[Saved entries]
● ● ●

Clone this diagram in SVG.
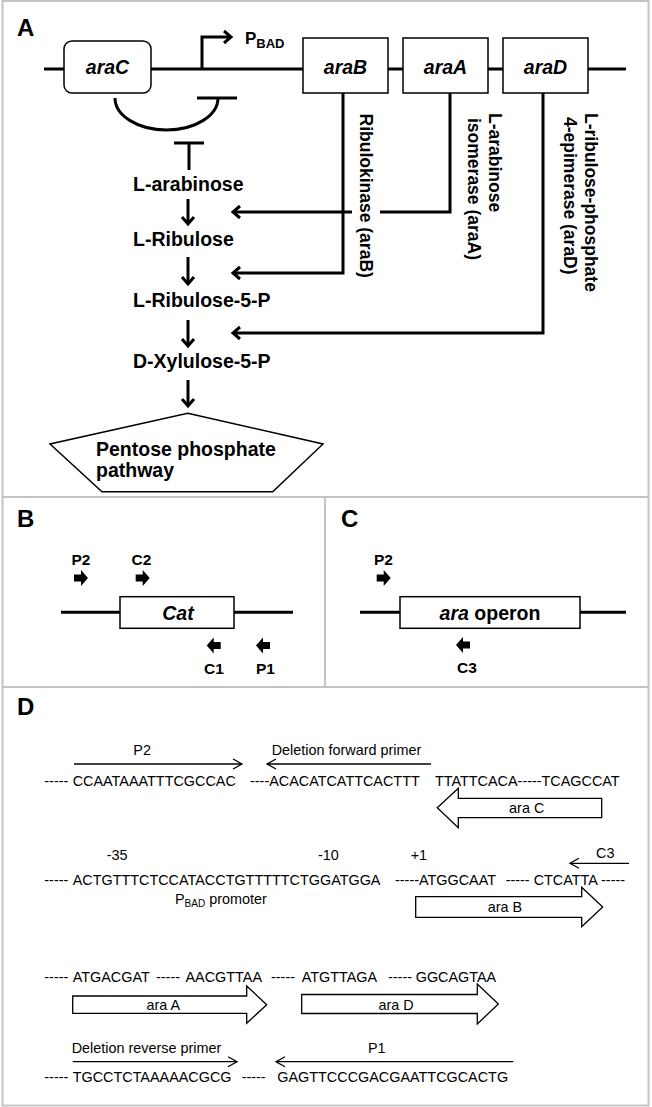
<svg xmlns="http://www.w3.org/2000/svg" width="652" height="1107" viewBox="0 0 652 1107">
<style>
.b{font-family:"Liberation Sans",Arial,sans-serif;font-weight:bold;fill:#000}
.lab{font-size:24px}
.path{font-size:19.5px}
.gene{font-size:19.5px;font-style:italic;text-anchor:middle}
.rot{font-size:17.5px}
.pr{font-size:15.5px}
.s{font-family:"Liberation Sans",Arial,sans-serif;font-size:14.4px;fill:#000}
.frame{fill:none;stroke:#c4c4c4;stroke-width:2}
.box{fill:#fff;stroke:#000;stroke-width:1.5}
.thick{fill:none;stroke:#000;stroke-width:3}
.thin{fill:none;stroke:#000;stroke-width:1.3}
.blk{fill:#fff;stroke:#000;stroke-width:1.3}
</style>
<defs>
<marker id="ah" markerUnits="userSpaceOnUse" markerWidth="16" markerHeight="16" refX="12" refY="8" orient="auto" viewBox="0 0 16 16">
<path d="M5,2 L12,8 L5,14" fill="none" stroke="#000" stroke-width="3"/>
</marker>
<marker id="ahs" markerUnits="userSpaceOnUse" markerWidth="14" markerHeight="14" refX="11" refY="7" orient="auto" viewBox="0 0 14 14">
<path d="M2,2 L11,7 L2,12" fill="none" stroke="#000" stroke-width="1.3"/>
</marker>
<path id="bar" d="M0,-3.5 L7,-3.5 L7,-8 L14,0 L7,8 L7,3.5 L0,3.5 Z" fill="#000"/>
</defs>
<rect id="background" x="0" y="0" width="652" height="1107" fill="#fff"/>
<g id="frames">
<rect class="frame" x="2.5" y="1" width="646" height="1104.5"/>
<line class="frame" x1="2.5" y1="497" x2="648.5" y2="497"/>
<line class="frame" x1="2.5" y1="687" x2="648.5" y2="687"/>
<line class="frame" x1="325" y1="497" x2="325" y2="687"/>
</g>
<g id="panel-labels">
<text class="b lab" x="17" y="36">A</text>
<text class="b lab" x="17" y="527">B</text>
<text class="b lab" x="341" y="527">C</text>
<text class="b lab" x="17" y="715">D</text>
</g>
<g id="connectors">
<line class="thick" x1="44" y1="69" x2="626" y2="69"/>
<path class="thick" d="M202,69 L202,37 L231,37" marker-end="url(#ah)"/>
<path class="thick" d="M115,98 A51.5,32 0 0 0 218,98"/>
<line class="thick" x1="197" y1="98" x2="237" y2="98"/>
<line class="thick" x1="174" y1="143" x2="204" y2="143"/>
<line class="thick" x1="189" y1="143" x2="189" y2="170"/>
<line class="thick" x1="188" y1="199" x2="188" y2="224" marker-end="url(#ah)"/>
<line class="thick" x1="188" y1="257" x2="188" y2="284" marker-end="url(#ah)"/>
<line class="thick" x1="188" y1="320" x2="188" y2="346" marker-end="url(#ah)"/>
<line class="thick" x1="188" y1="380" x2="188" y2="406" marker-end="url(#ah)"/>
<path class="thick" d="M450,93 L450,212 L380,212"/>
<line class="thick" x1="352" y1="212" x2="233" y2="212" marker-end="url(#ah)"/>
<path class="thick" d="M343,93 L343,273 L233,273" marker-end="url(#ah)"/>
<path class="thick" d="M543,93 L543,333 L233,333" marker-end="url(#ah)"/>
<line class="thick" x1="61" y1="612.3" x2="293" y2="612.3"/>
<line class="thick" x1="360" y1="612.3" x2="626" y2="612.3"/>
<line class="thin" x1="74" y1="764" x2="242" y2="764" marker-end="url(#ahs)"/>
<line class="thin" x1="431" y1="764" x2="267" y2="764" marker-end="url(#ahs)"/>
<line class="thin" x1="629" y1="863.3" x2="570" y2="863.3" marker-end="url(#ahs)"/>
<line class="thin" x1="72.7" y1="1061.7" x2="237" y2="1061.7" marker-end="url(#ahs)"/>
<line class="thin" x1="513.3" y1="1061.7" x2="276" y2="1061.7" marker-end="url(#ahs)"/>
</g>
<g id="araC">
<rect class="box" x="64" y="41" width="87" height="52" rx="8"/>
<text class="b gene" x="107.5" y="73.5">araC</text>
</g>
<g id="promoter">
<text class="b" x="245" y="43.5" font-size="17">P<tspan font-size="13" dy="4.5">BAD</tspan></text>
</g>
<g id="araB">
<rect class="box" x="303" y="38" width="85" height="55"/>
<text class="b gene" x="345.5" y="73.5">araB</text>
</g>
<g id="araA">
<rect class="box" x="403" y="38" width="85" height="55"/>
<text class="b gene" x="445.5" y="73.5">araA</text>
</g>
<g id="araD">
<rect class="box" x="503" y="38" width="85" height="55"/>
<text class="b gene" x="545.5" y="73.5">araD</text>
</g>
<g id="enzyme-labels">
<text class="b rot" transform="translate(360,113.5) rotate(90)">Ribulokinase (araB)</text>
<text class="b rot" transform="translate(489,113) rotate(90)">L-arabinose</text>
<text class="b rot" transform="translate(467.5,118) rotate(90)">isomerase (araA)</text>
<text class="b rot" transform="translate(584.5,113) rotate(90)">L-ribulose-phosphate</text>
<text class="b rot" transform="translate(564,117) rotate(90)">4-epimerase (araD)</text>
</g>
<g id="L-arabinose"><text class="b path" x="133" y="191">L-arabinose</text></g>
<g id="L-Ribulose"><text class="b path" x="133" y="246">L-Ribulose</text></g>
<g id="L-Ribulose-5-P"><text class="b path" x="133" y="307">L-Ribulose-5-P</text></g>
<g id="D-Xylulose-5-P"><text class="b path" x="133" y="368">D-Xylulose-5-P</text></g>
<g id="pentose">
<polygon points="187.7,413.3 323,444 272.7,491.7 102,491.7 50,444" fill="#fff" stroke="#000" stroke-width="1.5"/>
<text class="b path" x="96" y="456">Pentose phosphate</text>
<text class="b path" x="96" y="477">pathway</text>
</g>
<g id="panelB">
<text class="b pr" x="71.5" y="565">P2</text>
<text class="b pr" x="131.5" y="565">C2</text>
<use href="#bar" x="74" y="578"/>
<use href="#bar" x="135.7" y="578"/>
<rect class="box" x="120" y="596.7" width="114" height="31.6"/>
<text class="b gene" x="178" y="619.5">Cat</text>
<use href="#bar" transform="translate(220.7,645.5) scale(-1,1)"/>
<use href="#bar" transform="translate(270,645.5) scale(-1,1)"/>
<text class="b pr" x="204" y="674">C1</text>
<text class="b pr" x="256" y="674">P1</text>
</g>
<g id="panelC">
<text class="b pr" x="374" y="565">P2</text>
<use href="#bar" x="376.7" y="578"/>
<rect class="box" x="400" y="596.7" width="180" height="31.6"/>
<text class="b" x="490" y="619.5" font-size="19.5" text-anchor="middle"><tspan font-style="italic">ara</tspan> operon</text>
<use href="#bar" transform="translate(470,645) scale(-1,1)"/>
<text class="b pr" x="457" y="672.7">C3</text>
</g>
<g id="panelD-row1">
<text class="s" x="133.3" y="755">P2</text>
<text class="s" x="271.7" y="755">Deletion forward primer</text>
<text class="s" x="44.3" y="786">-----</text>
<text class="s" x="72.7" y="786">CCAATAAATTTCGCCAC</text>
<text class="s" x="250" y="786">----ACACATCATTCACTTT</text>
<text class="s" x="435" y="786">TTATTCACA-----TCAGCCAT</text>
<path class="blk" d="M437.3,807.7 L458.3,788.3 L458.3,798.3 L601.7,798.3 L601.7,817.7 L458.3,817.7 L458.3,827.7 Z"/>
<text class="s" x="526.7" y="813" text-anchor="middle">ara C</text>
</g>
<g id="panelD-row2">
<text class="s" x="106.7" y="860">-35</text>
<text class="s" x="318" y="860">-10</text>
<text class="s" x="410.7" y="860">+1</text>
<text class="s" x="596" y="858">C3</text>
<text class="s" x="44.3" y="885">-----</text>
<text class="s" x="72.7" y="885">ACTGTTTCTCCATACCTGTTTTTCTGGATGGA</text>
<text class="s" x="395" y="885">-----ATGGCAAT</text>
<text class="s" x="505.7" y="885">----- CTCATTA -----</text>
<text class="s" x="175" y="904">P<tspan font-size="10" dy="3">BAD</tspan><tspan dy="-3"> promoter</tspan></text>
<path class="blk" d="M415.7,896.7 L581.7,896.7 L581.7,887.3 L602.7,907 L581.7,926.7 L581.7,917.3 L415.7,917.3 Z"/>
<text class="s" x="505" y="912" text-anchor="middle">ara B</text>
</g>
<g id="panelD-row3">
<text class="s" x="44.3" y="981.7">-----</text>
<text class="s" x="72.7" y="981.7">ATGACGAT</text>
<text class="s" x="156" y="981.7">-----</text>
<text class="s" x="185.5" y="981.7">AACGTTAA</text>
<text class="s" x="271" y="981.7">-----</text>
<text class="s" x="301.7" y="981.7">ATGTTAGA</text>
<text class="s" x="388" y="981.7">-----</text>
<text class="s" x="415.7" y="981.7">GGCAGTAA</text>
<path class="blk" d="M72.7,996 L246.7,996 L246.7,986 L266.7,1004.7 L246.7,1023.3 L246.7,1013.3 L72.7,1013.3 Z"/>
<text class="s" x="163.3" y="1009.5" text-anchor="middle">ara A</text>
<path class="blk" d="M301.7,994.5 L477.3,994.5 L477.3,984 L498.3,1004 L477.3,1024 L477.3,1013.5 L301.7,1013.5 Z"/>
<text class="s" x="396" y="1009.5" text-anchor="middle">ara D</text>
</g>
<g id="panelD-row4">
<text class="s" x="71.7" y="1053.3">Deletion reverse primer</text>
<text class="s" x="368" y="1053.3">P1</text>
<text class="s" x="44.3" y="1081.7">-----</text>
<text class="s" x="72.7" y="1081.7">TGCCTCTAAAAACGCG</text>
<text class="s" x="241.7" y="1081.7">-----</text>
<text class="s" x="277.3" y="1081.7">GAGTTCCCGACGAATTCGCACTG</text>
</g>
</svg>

● ● ●

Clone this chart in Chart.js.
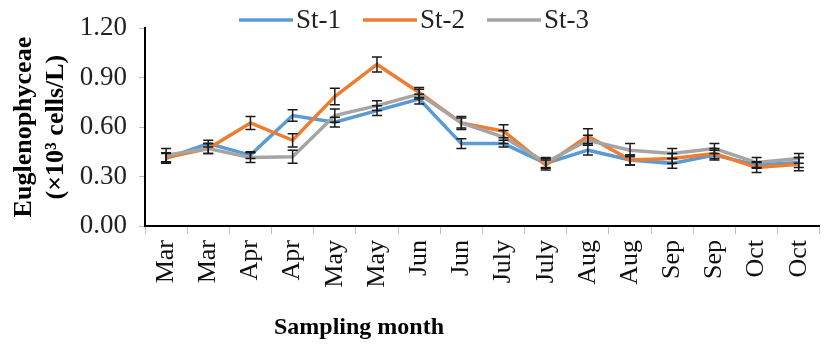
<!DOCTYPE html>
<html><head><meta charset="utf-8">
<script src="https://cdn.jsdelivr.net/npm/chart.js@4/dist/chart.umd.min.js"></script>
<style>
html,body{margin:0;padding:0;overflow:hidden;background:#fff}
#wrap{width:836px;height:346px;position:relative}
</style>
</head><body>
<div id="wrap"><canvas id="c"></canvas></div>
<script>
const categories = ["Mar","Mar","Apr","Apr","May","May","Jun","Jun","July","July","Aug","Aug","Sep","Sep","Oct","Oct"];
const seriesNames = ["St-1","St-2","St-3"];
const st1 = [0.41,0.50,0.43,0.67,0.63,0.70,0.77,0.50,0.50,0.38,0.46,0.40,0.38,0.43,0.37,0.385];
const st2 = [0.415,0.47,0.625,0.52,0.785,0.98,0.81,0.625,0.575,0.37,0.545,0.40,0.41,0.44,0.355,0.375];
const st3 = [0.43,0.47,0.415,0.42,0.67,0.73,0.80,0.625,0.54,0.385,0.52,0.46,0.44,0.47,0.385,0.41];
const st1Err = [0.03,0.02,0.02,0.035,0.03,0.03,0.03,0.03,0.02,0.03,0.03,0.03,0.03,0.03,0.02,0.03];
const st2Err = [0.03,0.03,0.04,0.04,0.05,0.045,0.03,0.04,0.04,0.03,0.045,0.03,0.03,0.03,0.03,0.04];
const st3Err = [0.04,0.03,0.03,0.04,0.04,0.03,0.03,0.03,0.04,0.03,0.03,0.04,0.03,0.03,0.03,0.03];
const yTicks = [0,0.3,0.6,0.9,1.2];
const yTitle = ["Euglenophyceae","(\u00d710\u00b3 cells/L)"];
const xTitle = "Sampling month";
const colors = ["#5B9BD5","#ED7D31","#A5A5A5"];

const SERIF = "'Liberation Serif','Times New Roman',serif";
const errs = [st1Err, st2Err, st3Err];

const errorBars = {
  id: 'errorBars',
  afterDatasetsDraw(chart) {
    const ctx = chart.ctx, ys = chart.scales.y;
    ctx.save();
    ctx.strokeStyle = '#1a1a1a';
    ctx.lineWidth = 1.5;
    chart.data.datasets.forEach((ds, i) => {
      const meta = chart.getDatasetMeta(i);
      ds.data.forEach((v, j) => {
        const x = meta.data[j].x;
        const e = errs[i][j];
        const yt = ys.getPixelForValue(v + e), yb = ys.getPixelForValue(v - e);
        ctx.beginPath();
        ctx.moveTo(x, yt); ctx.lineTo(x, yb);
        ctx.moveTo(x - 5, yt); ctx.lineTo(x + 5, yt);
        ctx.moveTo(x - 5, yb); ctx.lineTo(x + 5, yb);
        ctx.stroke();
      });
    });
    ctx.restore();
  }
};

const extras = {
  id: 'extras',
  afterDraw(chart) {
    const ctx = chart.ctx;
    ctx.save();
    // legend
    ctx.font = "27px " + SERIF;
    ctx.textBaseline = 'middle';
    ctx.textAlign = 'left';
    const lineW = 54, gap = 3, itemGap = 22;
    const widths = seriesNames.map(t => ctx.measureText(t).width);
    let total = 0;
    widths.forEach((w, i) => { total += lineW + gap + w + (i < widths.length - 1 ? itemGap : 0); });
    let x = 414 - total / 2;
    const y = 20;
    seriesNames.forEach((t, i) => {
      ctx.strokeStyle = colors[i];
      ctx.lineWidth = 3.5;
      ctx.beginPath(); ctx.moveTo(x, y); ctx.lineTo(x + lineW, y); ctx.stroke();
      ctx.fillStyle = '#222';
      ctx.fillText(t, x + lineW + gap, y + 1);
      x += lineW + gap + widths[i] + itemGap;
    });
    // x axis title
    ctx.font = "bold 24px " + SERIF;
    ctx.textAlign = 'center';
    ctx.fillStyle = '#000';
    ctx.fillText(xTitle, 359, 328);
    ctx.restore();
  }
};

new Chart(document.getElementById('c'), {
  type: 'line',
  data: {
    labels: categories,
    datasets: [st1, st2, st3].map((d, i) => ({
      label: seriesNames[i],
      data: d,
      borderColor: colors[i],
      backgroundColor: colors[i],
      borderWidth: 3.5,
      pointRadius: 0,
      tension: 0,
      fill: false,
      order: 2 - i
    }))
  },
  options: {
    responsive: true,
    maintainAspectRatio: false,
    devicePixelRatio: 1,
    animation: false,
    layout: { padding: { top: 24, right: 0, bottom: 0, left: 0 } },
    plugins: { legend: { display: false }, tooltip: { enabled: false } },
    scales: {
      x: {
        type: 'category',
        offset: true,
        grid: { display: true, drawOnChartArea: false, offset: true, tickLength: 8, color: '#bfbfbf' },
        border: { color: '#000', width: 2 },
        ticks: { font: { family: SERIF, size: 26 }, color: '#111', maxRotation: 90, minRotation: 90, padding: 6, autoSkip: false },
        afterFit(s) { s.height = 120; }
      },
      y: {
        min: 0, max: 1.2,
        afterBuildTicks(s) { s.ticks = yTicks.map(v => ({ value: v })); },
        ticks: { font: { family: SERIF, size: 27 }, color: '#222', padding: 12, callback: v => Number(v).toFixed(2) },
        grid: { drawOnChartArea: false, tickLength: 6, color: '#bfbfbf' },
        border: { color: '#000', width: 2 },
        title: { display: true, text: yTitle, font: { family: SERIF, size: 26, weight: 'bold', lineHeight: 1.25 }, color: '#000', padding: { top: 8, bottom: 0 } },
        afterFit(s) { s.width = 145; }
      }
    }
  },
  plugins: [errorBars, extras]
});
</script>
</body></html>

● ● ●

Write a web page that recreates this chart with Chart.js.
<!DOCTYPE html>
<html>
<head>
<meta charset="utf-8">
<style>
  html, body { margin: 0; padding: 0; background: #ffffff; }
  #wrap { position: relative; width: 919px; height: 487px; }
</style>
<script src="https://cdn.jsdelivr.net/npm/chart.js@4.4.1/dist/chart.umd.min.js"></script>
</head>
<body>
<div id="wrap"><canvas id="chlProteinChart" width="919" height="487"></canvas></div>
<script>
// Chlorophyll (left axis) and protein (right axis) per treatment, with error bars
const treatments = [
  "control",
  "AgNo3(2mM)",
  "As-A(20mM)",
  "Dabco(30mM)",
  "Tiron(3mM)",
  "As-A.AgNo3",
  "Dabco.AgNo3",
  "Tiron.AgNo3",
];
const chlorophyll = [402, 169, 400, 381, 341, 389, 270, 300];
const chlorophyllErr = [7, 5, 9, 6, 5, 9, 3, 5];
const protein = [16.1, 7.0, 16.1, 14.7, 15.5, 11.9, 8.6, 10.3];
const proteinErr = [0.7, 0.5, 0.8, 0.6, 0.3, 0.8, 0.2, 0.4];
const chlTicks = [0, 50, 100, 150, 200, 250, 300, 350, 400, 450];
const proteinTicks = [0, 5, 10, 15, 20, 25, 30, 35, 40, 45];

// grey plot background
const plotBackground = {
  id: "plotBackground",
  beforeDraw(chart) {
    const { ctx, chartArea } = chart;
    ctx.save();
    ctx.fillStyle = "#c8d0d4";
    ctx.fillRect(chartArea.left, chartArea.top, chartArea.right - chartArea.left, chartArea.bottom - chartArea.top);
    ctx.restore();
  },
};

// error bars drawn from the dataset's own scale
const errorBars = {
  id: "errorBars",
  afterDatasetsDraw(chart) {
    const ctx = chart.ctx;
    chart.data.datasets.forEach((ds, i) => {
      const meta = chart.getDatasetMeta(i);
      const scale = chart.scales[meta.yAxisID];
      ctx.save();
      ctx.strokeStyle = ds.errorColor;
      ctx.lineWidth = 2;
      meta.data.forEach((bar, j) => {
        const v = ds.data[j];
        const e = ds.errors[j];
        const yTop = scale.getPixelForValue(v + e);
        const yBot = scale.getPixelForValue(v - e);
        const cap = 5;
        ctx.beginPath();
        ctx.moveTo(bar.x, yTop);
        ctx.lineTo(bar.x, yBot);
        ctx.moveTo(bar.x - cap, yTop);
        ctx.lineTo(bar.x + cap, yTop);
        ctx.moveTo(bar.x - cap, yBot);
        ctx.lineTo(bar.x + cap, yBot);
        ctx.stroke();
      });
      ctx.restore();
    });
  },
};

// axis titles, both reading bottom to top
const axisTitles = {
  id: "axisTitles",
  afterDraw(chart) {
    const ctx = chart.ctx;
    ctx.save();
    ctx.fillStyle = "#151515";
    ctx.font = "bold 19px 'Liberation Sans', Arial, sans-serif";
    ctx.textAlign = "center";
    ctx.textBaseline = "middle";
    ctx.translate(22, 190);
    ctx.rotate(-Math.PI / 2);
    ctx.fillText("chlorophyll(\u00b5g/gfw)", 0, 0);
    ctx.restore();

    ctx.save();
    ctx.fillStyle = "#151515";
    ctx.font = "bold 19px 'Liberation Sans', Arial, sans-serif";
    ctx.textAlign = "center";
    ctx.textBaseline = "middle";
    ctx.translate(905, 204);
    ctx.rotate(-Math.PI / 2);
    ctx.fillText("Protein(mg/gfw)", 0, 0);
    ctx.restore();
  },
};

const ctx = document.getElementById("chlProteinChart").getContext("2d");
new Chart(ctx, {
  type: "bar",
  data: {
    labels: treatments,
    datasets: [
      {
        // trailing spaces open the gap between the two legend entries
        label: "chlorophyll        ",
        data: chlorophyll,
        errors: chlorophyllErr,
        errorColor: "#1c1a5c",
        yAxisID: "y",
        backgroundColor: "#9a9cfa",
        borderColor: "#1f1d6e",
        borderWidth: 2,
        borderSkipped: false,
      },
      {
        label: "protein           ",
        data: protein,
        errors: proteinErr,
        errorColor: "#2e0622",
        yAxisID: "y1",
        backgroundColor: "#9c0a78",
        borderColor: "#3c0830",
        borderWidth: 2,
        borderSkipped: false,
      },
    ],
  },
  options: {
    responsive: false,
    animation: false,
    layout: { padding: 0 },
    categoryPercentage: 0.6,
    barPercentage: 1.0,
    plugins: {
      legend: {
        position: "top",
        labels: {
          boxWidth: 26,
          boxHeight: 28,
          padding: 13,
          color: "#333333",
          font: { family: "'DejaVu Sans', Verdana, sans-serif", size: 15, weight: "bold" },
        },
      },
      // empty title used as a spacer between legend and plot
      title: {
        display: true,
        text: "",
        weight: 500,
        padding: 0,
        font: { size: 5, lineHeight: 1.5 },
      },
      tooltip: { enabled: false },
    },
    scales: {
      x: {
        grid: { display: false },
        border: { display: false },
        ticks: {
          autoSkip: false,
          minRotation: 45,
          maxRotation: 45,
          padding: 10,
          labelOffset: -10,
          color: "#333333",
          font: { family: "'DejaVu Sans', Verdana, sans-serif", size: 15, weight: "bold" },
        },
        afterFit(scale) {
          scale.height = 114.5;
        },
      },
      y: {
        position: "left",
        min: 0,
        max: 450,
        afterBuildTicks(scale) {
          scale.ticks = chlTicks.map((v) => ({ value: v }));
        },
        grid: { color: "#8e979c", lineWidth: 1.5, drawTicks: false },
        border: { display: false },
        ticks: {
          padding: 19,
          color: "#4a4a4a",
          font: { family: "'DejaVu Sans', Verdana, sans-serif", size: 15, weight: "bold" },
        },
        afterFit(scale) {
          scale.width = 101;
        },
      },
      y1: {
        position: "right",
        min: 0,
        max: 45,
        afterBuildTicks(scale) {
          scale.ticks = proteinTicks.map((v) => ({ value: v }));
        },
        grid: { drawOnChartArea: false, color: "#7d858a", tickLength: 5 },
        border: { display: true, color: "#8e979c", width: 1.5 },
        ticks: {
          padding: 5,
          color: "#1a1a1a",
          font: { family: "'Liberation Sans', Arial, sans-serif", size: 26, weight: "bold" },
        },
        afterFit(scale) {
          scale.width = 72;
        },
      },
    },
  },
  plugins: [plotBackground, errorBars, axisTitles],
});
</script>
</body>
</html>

● ● ●

- _WRITTEN TASK_
Your task is to print the lines from the one containing "Write a web" through the one containing "35, 40, 45];", exactly and with nothing added.

- _FINAL ANSWER_
Write a web page that recreates this chart with Chart.js.
<!DOCTYPE html>
<html>
<head>
<meta charset="utf-8">
<style>
  html, body { margin: 0; padding: 0; background: #ffffff; }
  #wrap { position: relative; width: 919px; height: 487px; }
</style>
<script src="https://cdn.jsdelivr.net/npm/chart.js@4.4.1/dist/chart.umd.min.js"></script>
</head>
<body>
<div id="wrap"><canvas id="chlProteinChart" width="919" height="487"></canvas></div>
<script>
// Chlorophyll (left axis) and protein (right axis) per treatment, with error bars
const treatments = [
  "control",
  "AgNo3(2mM)",
  "As-A(20mM)",
  "Dabco(30mM)",
  "Tiron(3mM)",
  "As-A.AgNo3",
  "Dabco.AgNo3",
  "Tiron.AgNo3",
];
const chlorophyll = [402, 169, 400, 381, 341, 389, 270, 300];
const chlorophyllErr = [7, 5, 9, 6, 5, 9, 3, 5];
const protein = [16.1, 7.0, 16.1, 14.7, 15.5, 11.9, 8.6, 10.3];
const proteinErr = [0.7, 0.5, 0.8, 0.6, 0.3, 0.8, 0.2, 0.4];
const chlTicks = [0, 50, 100, 150, 200, 250, 300, 350, 400, 450];
const proteinTicks = [0, 5, 10, 15, 20, 25, 30, 35, 40, 45];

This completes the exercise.